Here’s the idea: let’s say you want to eat a fish. As you haven’t packed your fishing pole with you, you decide to go to your local restaurant, where you suspect by the giant aquarium display in the front, you might be able to find a fish to eat. Upon being seated at the table, you then proceed to say in English, of course, “I’d like some fish.”

Since the server in this scenario happens to live in China where most people don’t speak English (contrary to what MacGyver suggests), they stare at you blankly. At this point, instead of waving your hands wildly like a lunatic and railing on about how China will never become a superpower at this rate (as you’re probably tempted to do, especially if you’re one of the Americans mentioned above who don’t speak “foreign”),  you put your hands together in front of you and wiggle them around to look like a fish swimming (think back: you probably used to do something very similar in kindergarten).

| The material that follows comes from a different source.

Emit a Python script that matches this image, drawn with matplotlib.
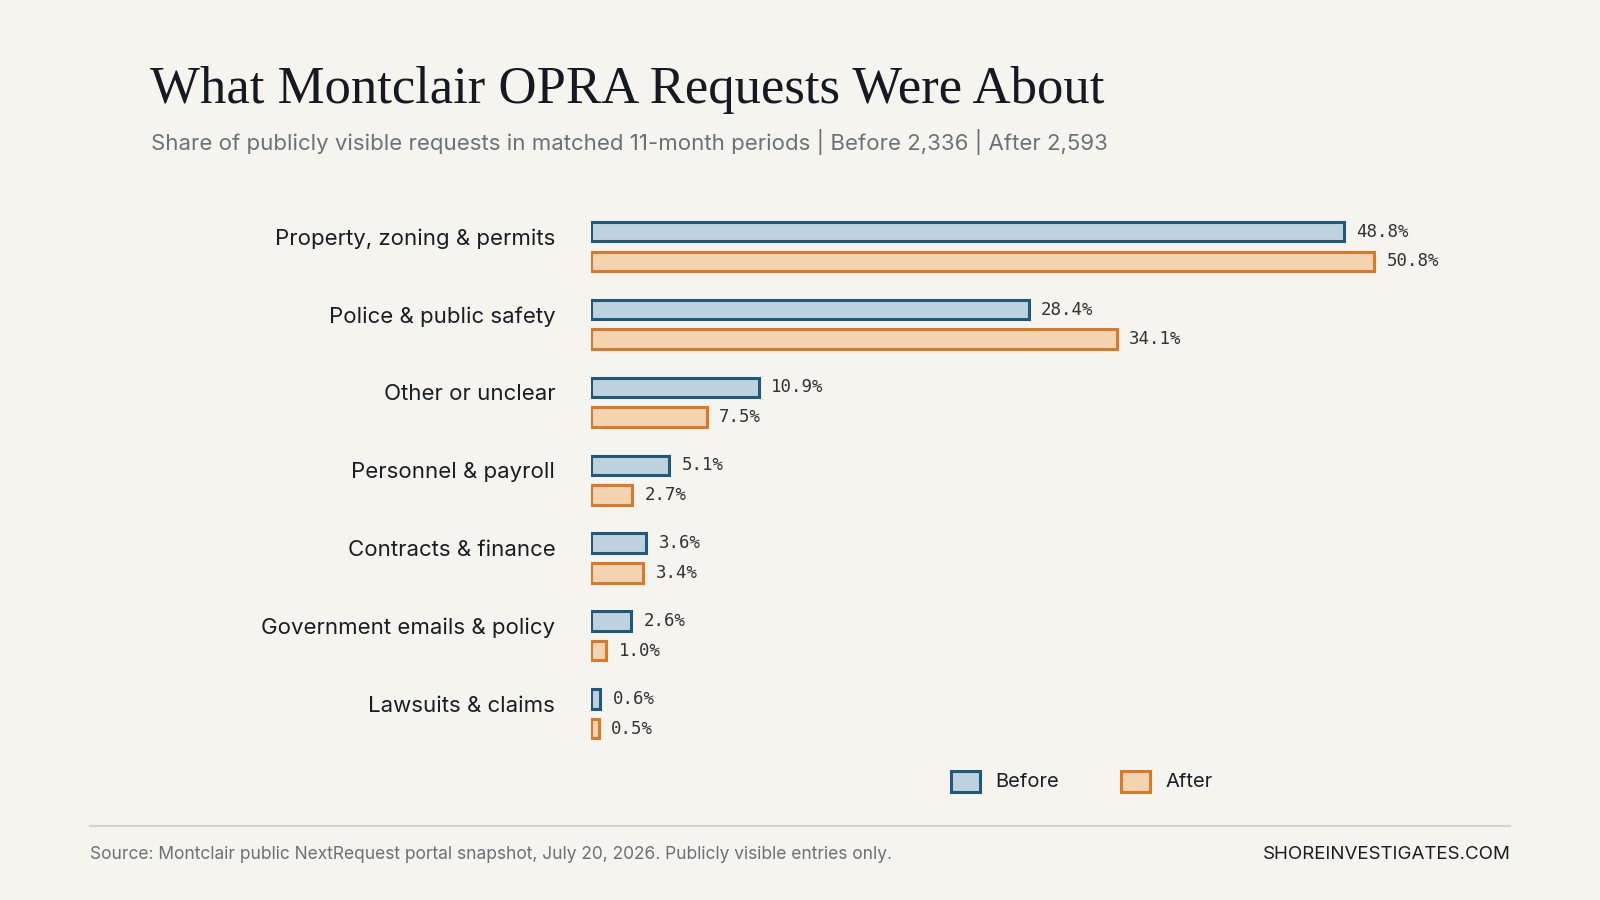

Suddenly, the waiter’s eyes light up and they say something you don’t understand but must surely be the word for fish. You nod your head (nodding means the same thing in Chinese that it does in English), and they run off to go tell the waiter about the crazy foreigner at the table. Two minutes go buy, and the waiter returns with a fried sculpturethat may once have been a fish, but is now slathered in the sweetest sauce you will ever eat and only costs three times as much as anything else on the menu.

Get the idea?

Here’s your homework: start playing “Charades” at home. When you think you’re really good, try going to restaurants in your area and order a meal without using any words.

Oh, and if you don’t get tossed out, and actually end up with what you wanted, please let me know. I could use some tips.